Resins for self-crosslinking electrocoatings using no curing agent are also known and were proposed in, for example, GB-B-1327071, BG-B-1306101, BG-B-1306102, U.S. Pat. No. 4,001,101 and GB-B-1411249. None of these resins can satisfy both of the bath stability and film curability of electrocoating. Specifically, most common epoxy compounds of glycidyl ether type, for example, bisphenol A diglycidyl ether and novolac phenyl polyglycidyl ether, have excellent curability but inferior bath stability.

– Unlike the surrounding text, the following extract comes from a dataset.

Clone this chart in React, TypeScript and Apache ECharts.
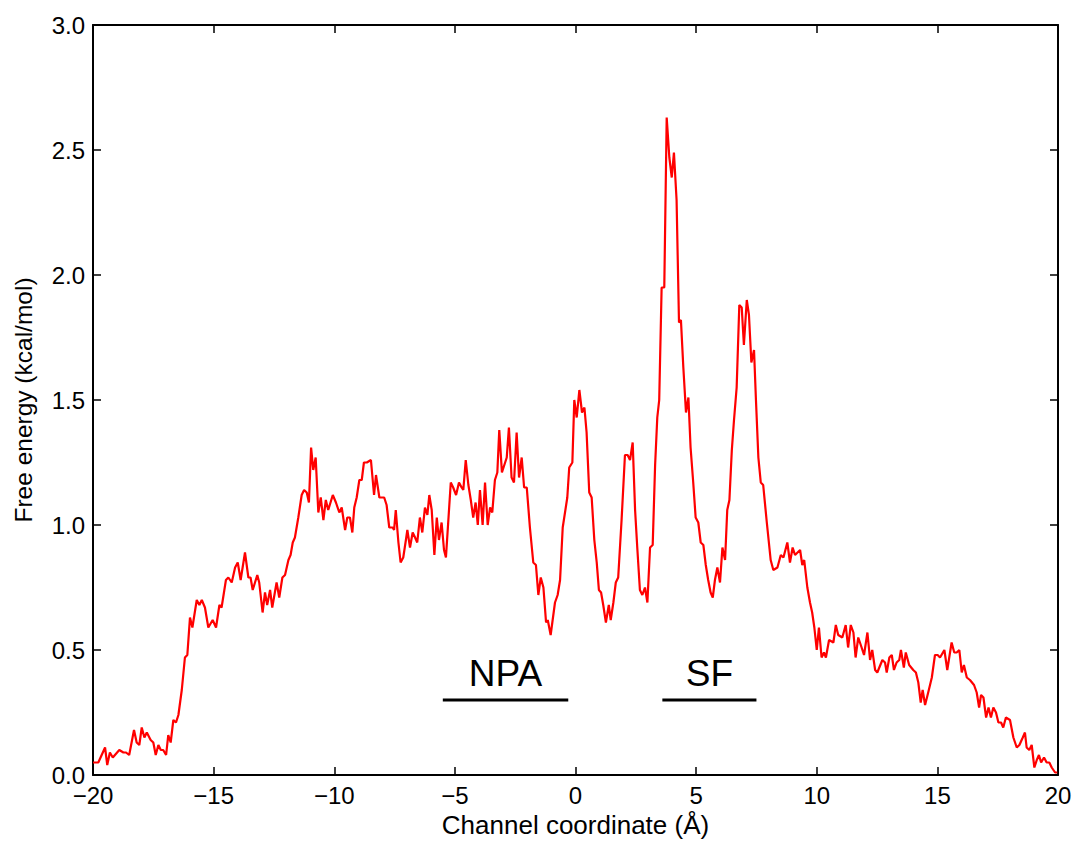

A composition using, as the curing agent, an epoxy resin having an alicyclic skeleton and/or a bridged alicyclic skeleton, which has been proposed by the present applicant in EP-A-356970, achieved most of the objects intended therein but is insufficient in film properties when baking was conducted at low temperatures for a short period of time.
The present inventors made an extensive study with a main aim of developing a resin composition for aqueous coating useful particularly in cationic electro-coatings, which uses neither blocked polyisocyanate compound nor organotin compound and which is free from the above-mentioned problems when an epoxy resin having an alicyclic skeleton and/or a bridged alicyclic skeleton is used as a curing agent. As a result, the present inventors found that a compound having, in the molecule, at least two glycidyl groups each in a glycidylamino group represented by general formula (I) (shown later) directly bonding to carbon atoms of the aromatic ring, is very useful as a curing agent for a resin having hydroxyl groups and cationic groups and can solve all of the above-mentioned problems. The finding has led to the completion of the present invention.
The curing agent identified by the present inventors does not substantially react, in an electro-coating bath at room temperature, with an acidic component (e.g. neutralizing agent), the hydroxyl group(s) of a base resin, etc. and resultantly gives excellent storage stability to the bath and further, as compared with the above-mentioned epoxy resin (curing agent) having an alicyclic skeleton and/or a bridged alicyclic skeleton, gives excellent low-temperature curability to the base resin. Moreover, the composition provided by the present invention requires neither blocked polyisocyanate compound nor organotin compound and is free from the above-mentioned problems caused by the use thereof.